> [EXERCISE INPUT]:
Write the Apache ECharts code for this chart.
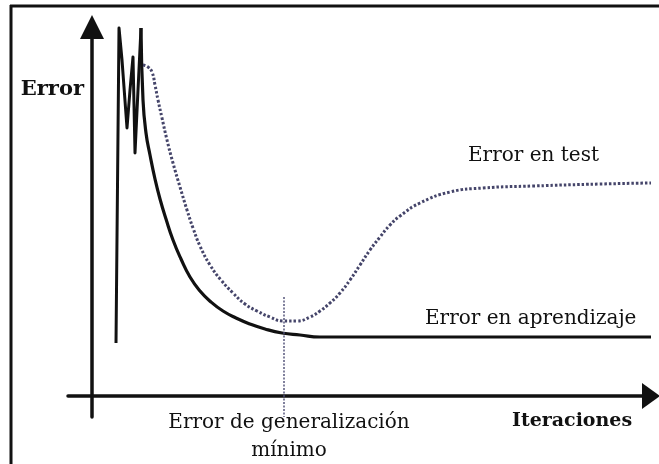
<!DOCTYPE html>
<html>
<head>
<meta charset="utf-8">
<script src="https://cdn.jsdelivr.net/npm/echarts@6/dist/echarts.min.js"></script>
<style>
  html, body { margin: 0; padding: 0; background: #fff; }
  #chart { width: 659px; height: 464px; }
</style>
</head>
<body>
<div id="chart"></div>
<script>
// iteraciones (x) y error (y), leidos de la figura
// tramo inicial oscilante del error de aprendizaje
const spikeX = [24, 27, 30, 35, 38, 41, 43, 46, 49];
const spikeY = [53, 368, 336, 268, 306, 339, 243, 306, 368];
// tramo decreciente del error de aprendizaje
const trainX = [49, 51, 54, 58, 63, 68, 74, 81, 89, 98, 108, 119, 131, 144, 158, 173, 190, 208, 228, 559];
const trainY = [368, 296, 263, 241, 217, 197, 177, 156, 137, 119, 105, 94, 85, 78, 72, 67, 63, 61, 59, 59];

const testX = [51, 56, 60, 63, 66, 70, 75, 81, 88, 95, 101, 108, 118, 129, 141, 153, 165, 178, 191, 205, 218, 228, 238, 248, 258, 268, 278, 288, 298, 308, 328, 358, 391, 441, 508, 559];
const testY = [331, 329, 324, 311, 296, 278, 256, 233, 209, 186, 168, 150, 131, 116, 103, 92, 85, 79, 75, 75, 79, 85, 93, 103, 116, 131, 146, 159, 171, 180, 193, 204, 208, 210, 212, 213];

// minimo del error de generalizacion
const minX = 192;
const minY = [99, -21];

const serif = "DejaVu Serif";
const ink = "#111";

const chart = echarts.init(document.getElementById("chart"));
chart.setOption({
  animation: false,
  grid: { left: 68, right: 8, top: 27, bottom: 47 },
  xAxis: {
    type: "value",
    min: -24,
    max: 559,
    splitLine: { show: false },
    axisTick: { show: false },
    axisLabel: { show: false },
    axisLine: {
      onZero: true,
      lineStyle: { color: ink, width: 3.5 },
      symbol: ["none", "triangle"],
      symbolSize: [26, 18],
    },
  },
  yAxis: {
    type: "value",
    min: -21,
    max: 369,
    splitLine: { show: false },
    axisTick: { show: false },
    axisLabel: { show: false },
    axisLine: {
      onZero: true,
      lineStyle: { color: ink, width: 3.5 },
      symbol: ["none", "triangle"],
      symbolSize: [24, 24],
    },
  },
  series: [
    {
      name: "Error en aprendizaje (inicio)",
      type: "line",
      data: spikeX.map((x, i) => [x, spikeY[i]]),
      showSymbol: false,
      smooth: false,
      lineStyle: { color: ink, width: 3, join: "round" },
    },
    {
      name: "Error en aprendizaje",
      type: "line",
      data: trainX.map((x, i) => [x, trainY[i]]),
      showSymbol: false,
      smooth: 0.5,
      lineStyle: { color: ink, width: 3.2 },
    },
    {
      name: "Error en test",
      type: "line",
      data: testX.map((x, i) => [x, testY[i]]),
      showSymbol: false,
      smooth: 0.5,
      lineStyle: { color: "#45456a", width: 3, type: [2.5, 2] },
    },
    {
      name: "minimo",
      type: "line",
      data: minY.map((y) => [minX, y]),
      showSymbol: false,
      lineStyle: { color: "#4a4a72", width: 1.4, type: [2, 1.5] },
    },
  ],
  graphic: [
    { type: "line", shape: { x1: 11, y1: 5, x2: 11, y2: 464 }, style: { stroke: ink, lineWidth: 3 } },
    { type: "line", shape: { x1: 10, y1: 6, x2: 659, y2: 6 }, style: { stroke: ink, lineWidth: 3 } },
    {
      type: "text", x: 84, y: 90,
      style: { text: "Error", font: "bold 21px '" + serif + "'", fill: ink, align: "right", verticalAlign: "middle" },
    },
    {
      type: "text", x: 468, y: 156,
      style: { text: "Error en test", font: "20px '" + serif + "'", fill: ink, align: "left", verticalAlign: "middle" },
    },
    {
      type: "text", x: 425, y: 319,
      style: { text: "Error en aprendizaje", font: "20px '" + serif + "'", fill: ink, align: "left", verticalAlign: "middle" },
    },
    {
      type: "text", x: 289, y: 423,
      style: { text: "Error de generalización", font: "20px '" + serif + "'", fill: ink, align: "center", verticalAlign: "middle" },
    },
    {
      type: "text", x: 289, y: 451,
      style: { text: "mínimo", font: "20px '" + serif + "'", fill: ink, align: "center", verticalAlign: "middle" },
    },
    {
      type: "text", x: 512, y: 421,
      style: { text: "Iteraciones", font: "bold 19px '" + serif + "'", fill: ink, align: "left", verticalAlign: "middle" },
    },
  ],
});
</script>
</body>
</html>
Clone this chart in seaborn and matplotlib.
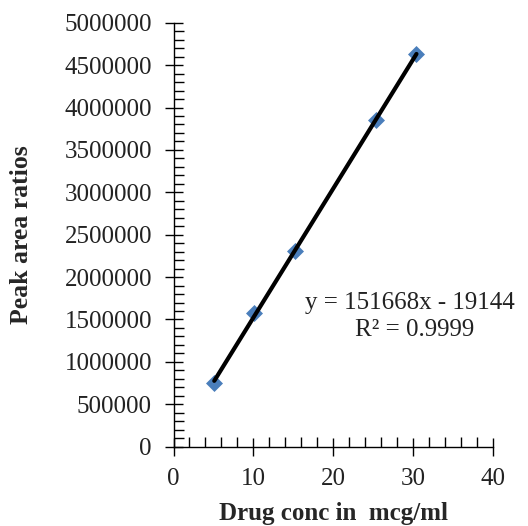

> [STATED TASK]: A faithful copy of the records above is needed, with the pictures left out.

> [RESULT]:
Write the Apache ECharts code for this chart.
<!DOCTYPE html>
<html>
<head>
<meta charset="utf-8">
<script src="https://cdn.jsdelivr.net/npm/echarts@6/dist/echarts.min.js"></script>
<style>
  html, body { margin: 0; padding: 0; background: #fff; }
  #chart { width: 659px; height: 464px; }
</style>
</head>
<body>
<div id="chart"></div>
<script>
// iteraciones (x) y error (y), leidos de la figura
// tramo inicial oscilante del error de aprendizaje
const spikeX = [24, 27, 30, 35, 38, 41, 43, 46, 49];
const spikeY = [53, 368, 336, 268, 306, 339, 243, 306, 368];
// tramo decreciente del error de aprendizaje
const trainX = [49, 51, 54, 58, 63, 68, 74, 81, 89, 98, 108, 119, 131, 144, 158, 173, 190, 208, 228, 559];
const trainY = [368, 296, 263, 241, 217, 197, 177, 156, 137, 119, 105, 94, 85, 78, 72, 67, 63, 61, 59, 59];

const testX = [51, 56, 60, 63, 66, 70, 75, 81, 88, 95, 101, 108, 118, 129, 141, 153, 165, 178, 191, 205, 218, 228, 238, 248, 258, 268, 278, 288, 298, 308, 328, 358, 391, 441, 508, 559];
const testY = [331, 329, 324, 311, 296, 278, 256, 233, 209, 186, 168, 150, 131, 116, 103, 92, 85, 79, 75, 75, 79, 85, 93, 103, 116, 131, 146, 159, 171, 180, 193, 204, 208, 210, 212, 213];

// minimo del error de generalizacion
const minX = 192;
const minY = [99, -21];

const serif = "DejaVu Serif";
const ink = "#111";

const chart = echarts.init(document.getElementById("chart"));
chart.setOption({
  animation: false,
  grid: { left: 68, right: 8, top: 27, bottom: 47 },
  xAxis: {
    type: "value",
    min: -24,
    max: 559,
    splitLine: { show: false },
    axisTick: { show: false },
    axisLabel: { show: false },
    axisLine: {
      onZero: true,
      lineStyle: { color: ink, width: 3.5 },
      symbol: ["none", "triangle"],
      symbolSize: [26, 18],
    },
  },
  yAxis: {
    type: "value",
    min: -21,
    max: 369,
    splitLine: { show: false },
    axisTick: { show: false },
    axisLabel: { show: false },
    axisLine: {
      onZero: true,
      lineStyle: { color: ink, width: 3.5 },
      symbol: ["none", "triangle"],
      symbolSize: [24, 24],
    },
  },
  series: [
    {
      name: "Error en aprendizaje (inicio)",
      type: "line",
      data: spikeX.map((x, i) => [x, spikeY[i]]),
      showSymbol: false,
      smooth: false,
      lineStyle: { color: ink, width: 3, join: "round" },
    },
    {
      name: "Error en aprendizaje",
      type: "line",
      data: trainX.map((x, i) => [x, trainY[i]]),
      showSymbol: false,
      smooth: 0.5,
      lineStyle: { color: ink, width: 3.2 },
    },
    {
      name: "Error en test",
      type: "line",
      data: testX.map((x, i) => [x, testY[i]]),
      showSymbol: false,
      smooth: 0.5,
      lineStyle: { color: "#45456a", width: 3, type: [2.5, 2] },
    },
    {
      name: "minimo",
      type: "line",
      data: minY.map((y) => [minX, y]),
      showSymbol: false,
      lineStyle: { color: "#4a4a72", width: 1.4, type: [2, 1.5] },
    },
  ],
  graphic: [
    { type: "line", shape: { x1: 11, y1: 5, x2: 11, y2: 464 }, style: { stroke: ink, lineWidth: 3 } },
    { type: "line", shape: { x1: 10, y1: 6, x2: 659, y2: 6 }, style: { stroke: ink, lineWidth: 3 } },
    {
      type: "text", x: 84, y: 90,
      style: { text: "Error", font: "bold 21px '" + serif + "'", fill: ink, align: "right", verticalAlign: "middle" },
    },
    {
      type: "text", x: 468, y: 156,
      style: { text: "Error en test", font: "20px '" + serif + "'", fill: ink, align: "left", verticalAlign: "middle" },
    },
    {
      type: "text", x: 425, y: 319,
      style: { text: "Error en aprendizaje", font: "20px '" + serif + "'", fill: ink, align: "left", verticalAlign: "middle" },
    },
    {
      type: "text", x: 289, y: 423,
      style: { text: "Error de generalización", font: "20px '" + serif + "'", fill: ink, align: "center", verticalAlign: "middle" },
    },
    {
      type: "text", x: 289, y: 451,
      style: { text: "mínimo", font: "20px '" + serif + "'", fill: ink, align: "center", verticalAlign: "middle" },
    },
    {
      type: "text", x: 512, y: 421,
      style: { text: "Iteraciones", font: "bold 19px '" + serif + "'", fill: ink, align: "left", verticalAlign: "middle" },
    },
  ],
});
</script>
</body>
</html>
Clone this chart in seaborn and matplotlib.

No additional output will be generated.